— begin Data provided —
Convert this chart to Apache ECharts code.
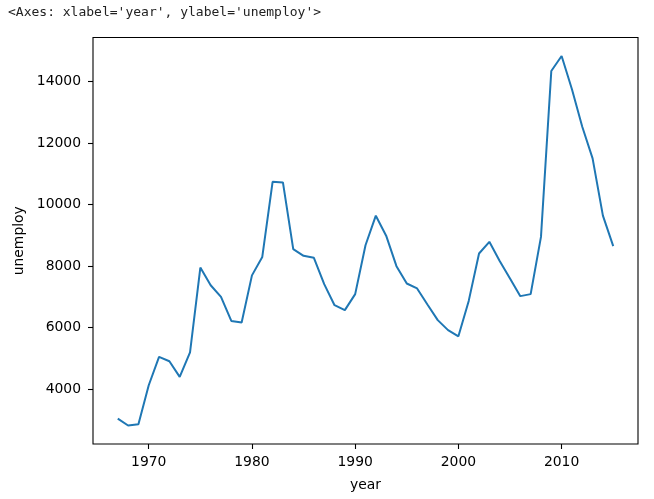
<!DOCTYPE html>
<html>
<head>
<meta charset="utf-8">
<script src="https://cdn.jsdelivr.net/npm/echarts@6/dist/echarts.min.js"></script>
<style>html,body{margin:0;padding:0;background:#fff;}#c{width:654px;height:499px;}</style>
</head>
<body>
<div id="c"></div>
<script>
var years = [1967,1968,1969,1970,1971,1972,1973,1974,1975,1976,1977,1978,1979,1980,1981,1982,1983,1984,1985,1986,1987,1988,1989,1990,1991,1992,1993,1994,1995,1996,1997,1998,1999,2000,2001,2002,2003,2004,2005,2006,2007,2008,2009,2010,2011,2012,2013,2014,2015];
var unemploy = [3047,2820,2862,4130,5050,4910,4400,5200,7955,7380,7000,6220,6170,7700,8300,10740,10720,8550,8335,8270,7415,6730,6570,7090,8680,9640,8990,8000,7435,7275,6755,6245,5920,5720,6870,8410,8790,8170,7600,7025,7090,8950,14340,14830,13750,12530,11500,9640,8650];
var xTicks = [1970,1980,1990,2000,2010];
var yTicks = [4000,6000,8000,10000,12000,14000];
var header = "<Axes: xlabel='year', ylabel='unemploy'>";

var chart = echarts.init(document.getElementById('c'), null, {renderer:'canvas'});
var font = 'DejaVu Sans';
function plain(v){ return String(Math.round(v)); }
chart.setOption({
  animation: false,
  title: {
    text: header, left: 8, top: 6, padding: 0,
    textStyle: {fontFamily: 'DejaVu Sans Mono', fontSize: 13, fontWeight: 'normal', color: '#222'}
  },
  grid: {left: 93, right: 16, top: 37.5, bottom: 55, show: true, borderColor: '#000', borderWidth: 1.1, backgroundColor: '#fff'},
  xAxis: {
    type: 'value', min: 1964.6, max: 2017.4,
    name: 'year', nameLocation: 'middle', nameGap: 34,
    nameTextStyle: {fontFamily: font, fontSize: 13.9, color: '#000'},
    axisLine: {show: false},
    splitLine: {show: false},
    axisTick: {show: true, length: 5, lineStyle: {color: '#000', width: 1.1}, customValues: xTicks},
    axisLabel: {fontFamily: font, fontSize: 13.9, color: '#000', margin: 11, customValues: xTicks, formatter: plain}
  },
  yAxis: {
    type: 'value', min: 2220, max: 15430,
    name: 'unemploy', nameLocation: 'middle', nameGap: 66,
    nameTextStyle: {fontFamily: font, fontSize: 13.9, color: '#000'},
    axisLine: {show: false},
    splitLine: {show: false},
    axisTick: {show: true, length: 5, lineStyle: {color: '#000', width: 1.1}, customValues: yTicks},
    axisLabel: {fontFamily: font, fontSize: 13.9, color: '#000', margin: 12, customValues: yTicks, formatter: plain}
  },
  series: [{
    type: 'line',
    data: years.map(function(y, i){ return [y, unemploy[i]]; }),
    showSymbol: false, symbol: 'none',
    lineStyle: {color: '#1f77b4', width: 2},
    itemStyle: {color: '#1f77b4'}
  }]
});
</script>
</body>
</html>
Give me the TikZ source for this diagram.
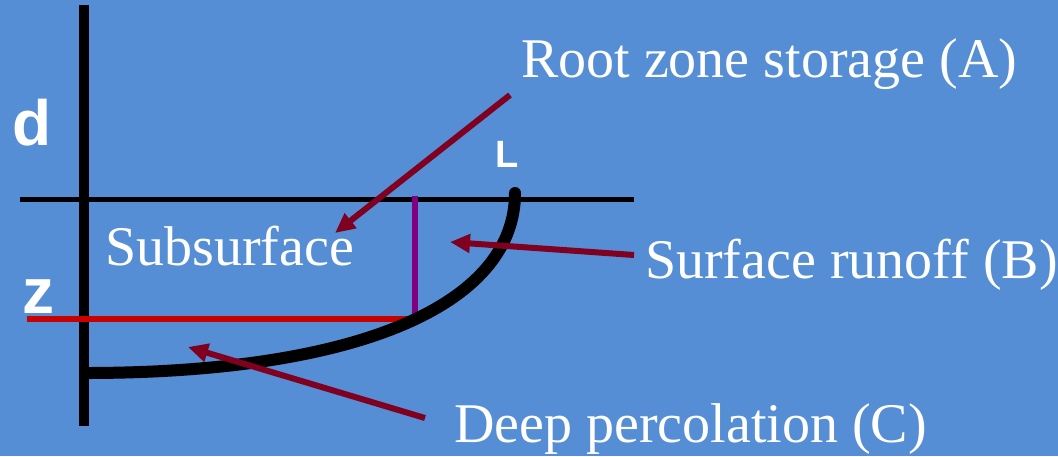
\documentclass[tikz,border=0pt]{standalone}
\usepackage{fontspec}
\setmainfont{Liberation Serif}
\newfontfamily\labfont{Liberation Sans}
\usetikzlibrary{arrows.meta}
\definecolor{bgblue}{RGB}{85,142,213}
\definecolor{arrred}{RGB}{128,0,32}
\definecolor{zred}{RGB}{200,0,0}
\definecolor{vpurple}{RGB}{128,0,128}
\tikzset{
  lbl/.style={text=white, inner sep=0pt, anchor=base west, font=\fontsize{56}{60}\selectfont},
  axlbl/.style={text=white, inner sep=0pt, anchor=base west, font=\labfont\bfseries\fontsize{64}{68}\selectfont},
  callout/.style={draw=arrred, line width=6pt, -{Triangle[length=20pt,width=18pt]}},
}
\begin{document}
\begin{tikzpicture}[x=1pt,y=-1pt]
\fill[bgblue] (0,0) rectangle (1058,456);
\useasboundingbox (0,0) rectangle (1058,456);
% axes
\coordinate (vtop) at (84,5);
\coordinate (vbot) at (84,426);
\coordinate (hl) at (20,199);
\coordinate (hr) at (634,199);
\draw[line width=5pt] (hl) -- (hr);
\draw[line width=10pt] (vtop) -- (vbot);
% z line and vertical
\coordinate (zl) at (27,319);
\coordinate (zr) at (418,319);
\coordinate (pt) at (415,196);
\coordinate (pb) at (415,322);
\draw[zred, line width=5.5pt] (zl) -- (zr);
\draw[vpurple, line width=5.5pt] (pt) -- (pb);
% curve
\coordinate (cs) at (90,373);
\coordinate (ce) at (515,193);
\draw[line width=12pt, line cap=round] (cs) .. controls (370,372) and (515,300) .. (ce);
% labels
\node[axlbl] (d) at (12,145) {d};
\node[axlbl] (z) at (22,313) {z};
\node[text=white, inner sep=0pt, anchor=base west, font=\labfont\bfseries\fontsize{38}{40}\selectfont] (L) at (495,167) {L};
\node[lbl] (sub) at (105,265) {Subsurface};
\node[lbl] (root) at (521,77) {Root zone storage (A)};
\node[lbl] (surf) at (645,278) {Surface runoff (B)};
\node[lbl] (deep) at (454,442) {Deep percolation (C)};
% callouts
\coordinate (atail) at (510,95);
\coordinate (atip) at (335,233);
\coordinate (btail) at (634,255);
\coordinate (btip) at (450,242);
\coordinate (ctail) at (425,418);
\coordinate (ctip) at (188,347);
\draw[callout] (atail) -- (atip);
\draw[callout] (btail) -- (btip);
\draw[callout] (ctail) -- (ctip);
\end{tikzpicture}
\end{document}
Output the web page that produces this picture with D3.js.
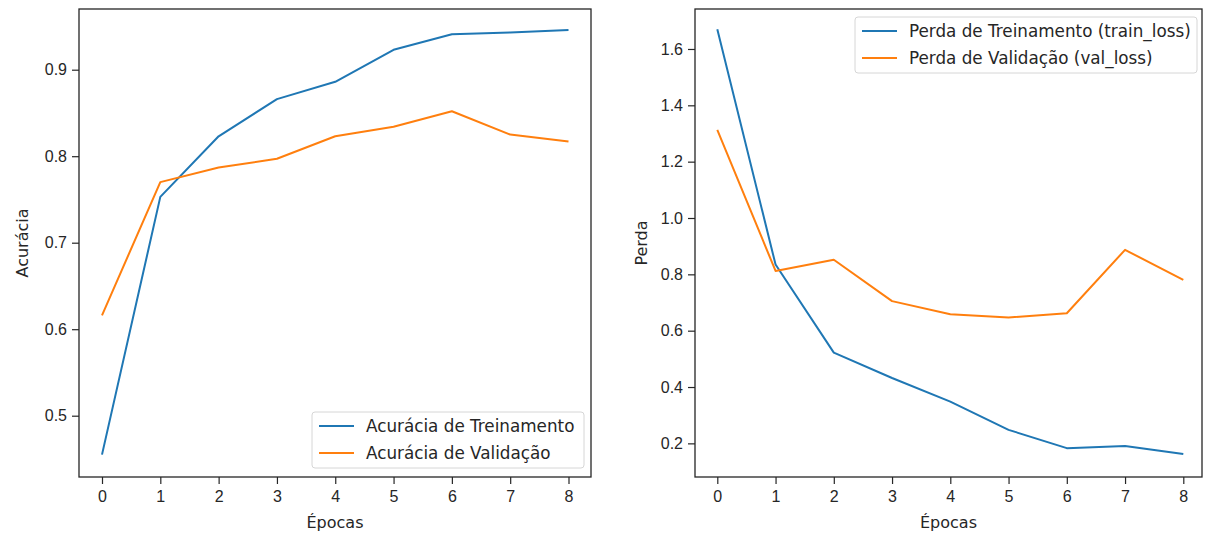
— end Data provided —
> Task to complete
Collect the lines of the records that include the string "this".

> Result below
Convert this chart to Apache ECharts code.
Give me the TikZ source for this diagram.
Output the web page that produces this picture with D3.js.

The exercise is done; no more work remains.